= John Babington (died 1485) =

English noble

Sir John Babington (died 22 August 1485) of Dethick Manor was High Sheriff of Nottinghamshire, Derbyshire and the Royal Forests from 1479-1480.

He was the son of Thomas Babington of Dethick (son of Sir John Babington and Benedicta Ward) and Isabel Dethick. He belonged to the Babington family.

In 1448 he married Isabel Bradbourne, the daughter of Henry Bradbourne and Margery Bagot. This marriage produced the following children
- Sir Thomas Babington (d. 13 March 1518)
- Beatrice Babington, married Ralph Pole
- Anne Babington, married James Rolleston
- Elizabeth Babington, married Ralph Frauncis
- Margaret Babington, married Edmund Pilkington
- Isabell Babington, married John Rosell
- Cecily Babington, married Thomas Samon.

He was appointed High Sheriff of Nottinghamshire, Derbyshire and the Royal Forests in 1479.
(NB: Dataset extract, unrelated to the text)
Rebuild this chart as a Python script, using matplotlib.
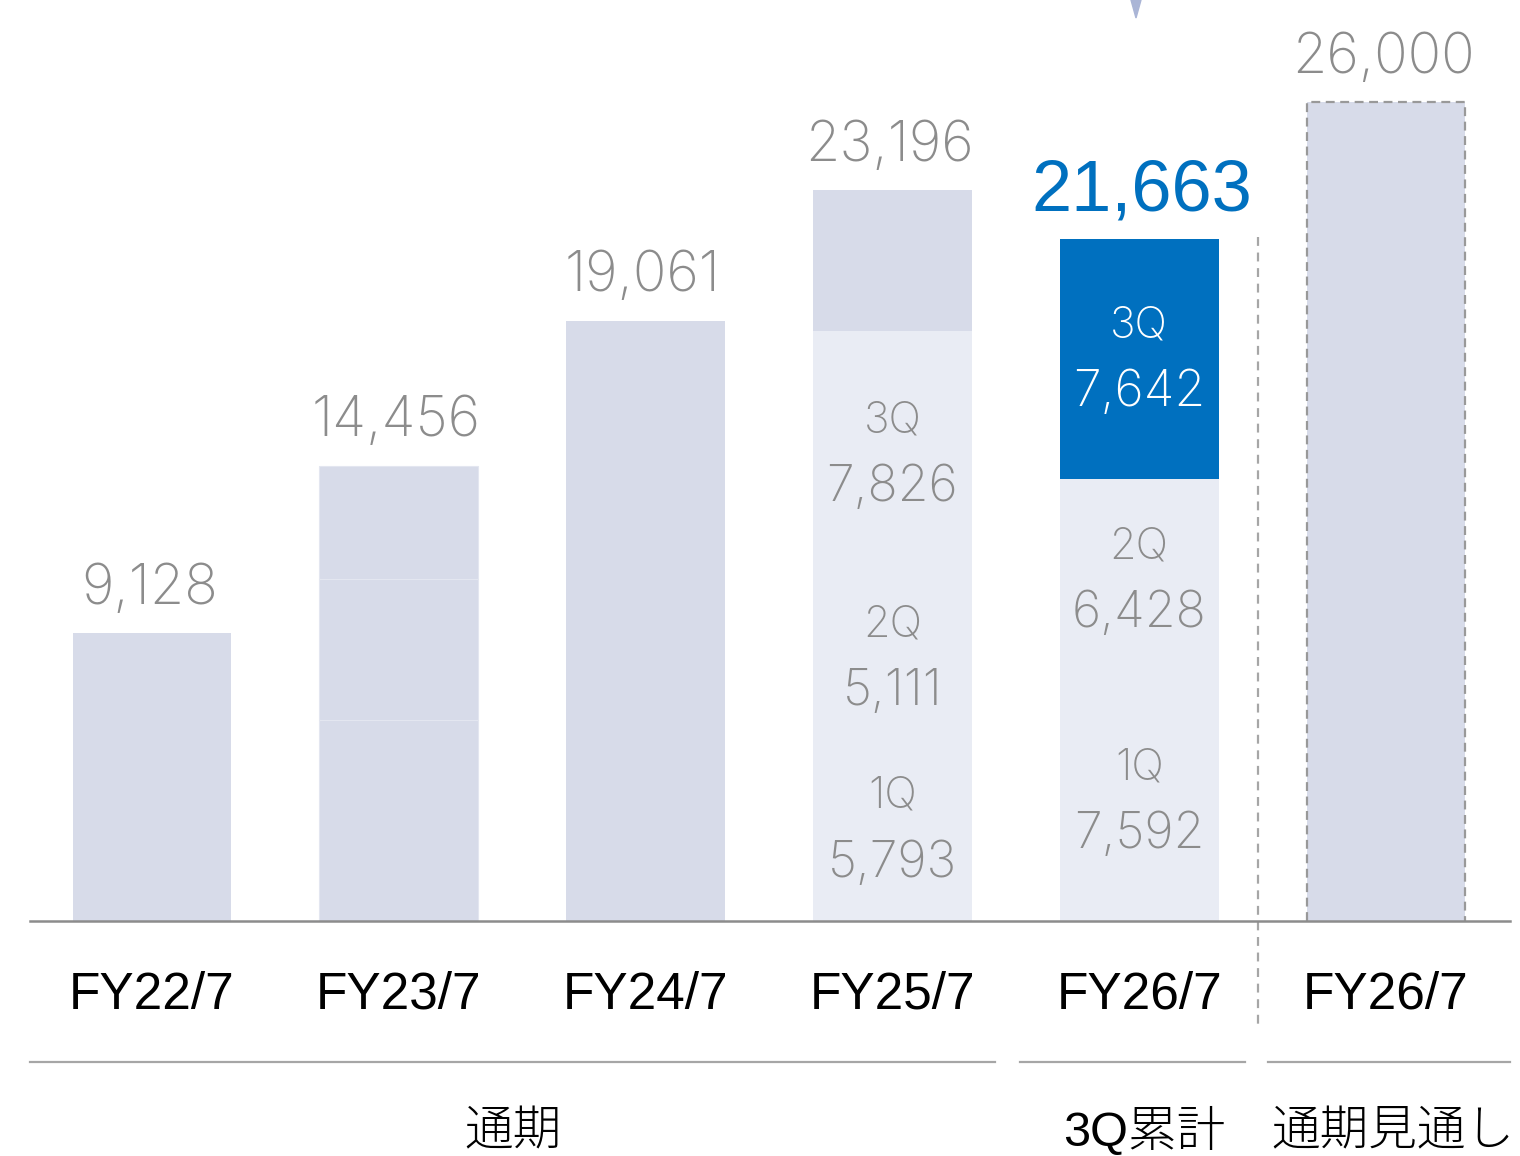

He had fought for Edward IV in April 1471 at the Battle of Barnet. He was killed on 22 August 1485 by Sir John Blount fighting for Richard III at the Battle of Bosworth Field on 22 August 1485. He is mentioned in the Ballad of Bosworth Field as one of the nobles supporting Richard III in the 294th line of the ballad within the 74th stanza.